The second purpose is to compare against the data that we have received via FOIA responses to whether we are missing any records (i.e., were any responsive complaint records omitted from our original dataset and if so which ones).
The third purpose is to compare different versions/snapshots of it over time and see what’s changing (is it just new records being added on to the end, or are older records being added, or removed, or altered).
From Basecamp:
The Civilian Office of Police Accountability (COPA) has just posted a new live data feed to the City's Open Data Portal that goes back 10 years. Here are a few early questions to investigate.
- Are there CRs that appear here during the comparable time period (i.e., before October 2016) that don't appear in our FOIA'd datasets (which were produced in October 2016)? If so, how many and are there any revealing common characteristics amongst them to suggest why they may have been excluded from the dataset we received in response to our FOIA requests but not excluded from this public release on the City's public data portal. More likely is the inverse, i.e., complaints that we know of through our FOIA request, but that were excluded from the City's public data portal even during the overlapping time period of November 2007 – November 2016.
- For all the CRs that exist both in the City Data Portal and in our FOIA'd datasets, how many rows have conflicting values for the dynamic data fields, such as CURRENT_STATUS (which we expect to change over time for open cases), and for data fields that we might not expect to change, such as COMPLAINT_DATE? What can we learn from any patterns amongst these kinds of unexpected discrepancies, particularly when they occur in cases that are already closed?

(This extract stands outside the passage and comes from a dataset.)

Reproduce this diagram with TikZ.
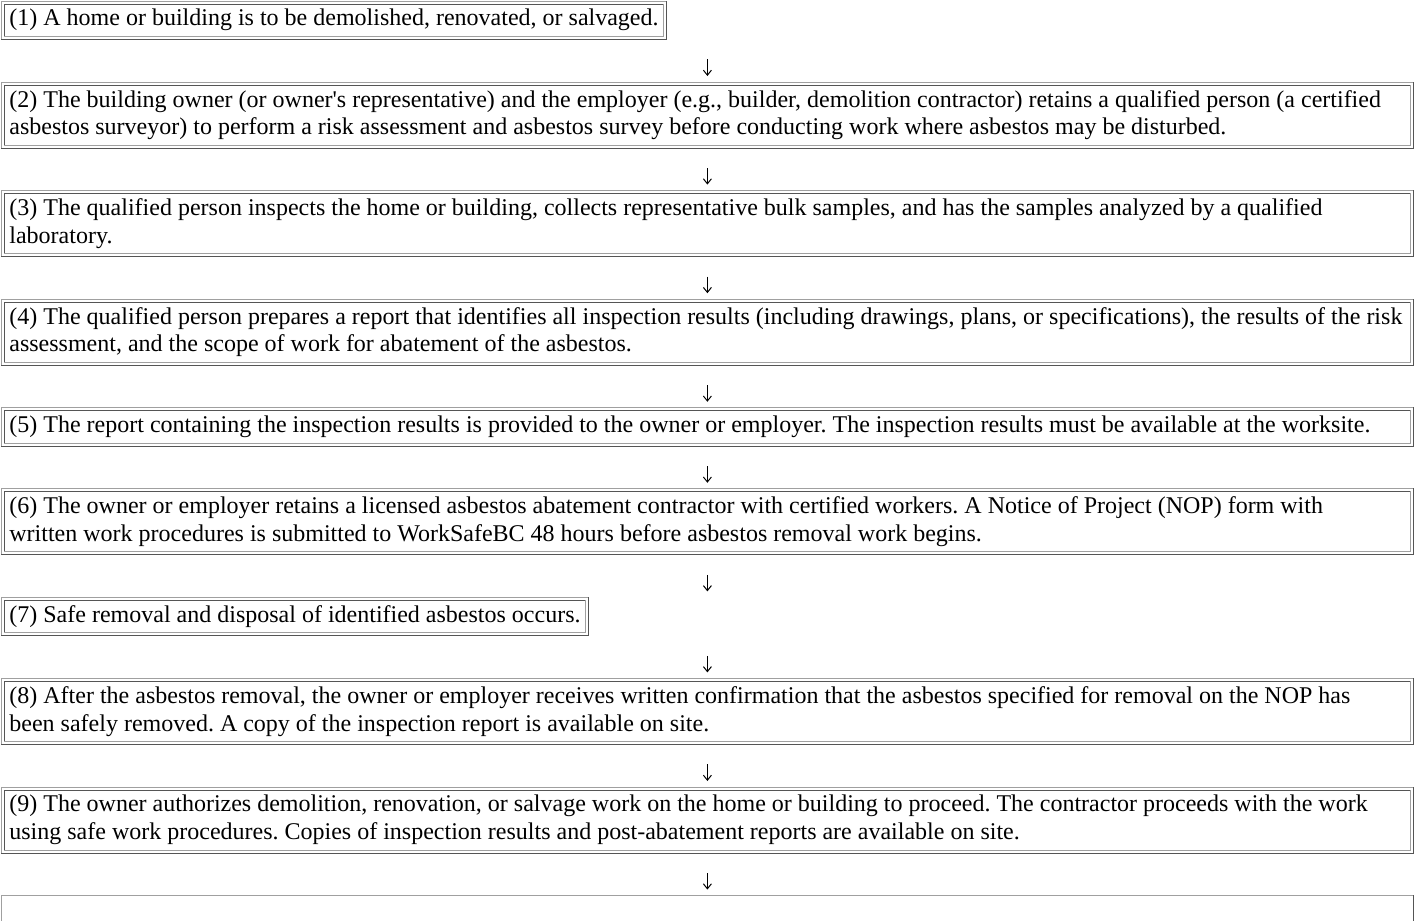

- Are there any reasons not to import all these data and overwrite the conflicting fields in our existing dataset with more "up-to-date" information from the City's data portal (of course, any new CRs would be missing all officer-identifying data and other fields that are not being published to the data portal, until our next FOIA request)? The City Data Portal has a relatively robust API and supports numerous open standards for public APIs. Can we do all this importing and merging programmatically and run it on the Civis Platform on a routine basis? Is there any equivalent to cron built into the Platform? Apart from sanity checks, what kinds of issues will we run into that require human intervention/judgment (no officer-identifying data also means no officer profile matching challenges)?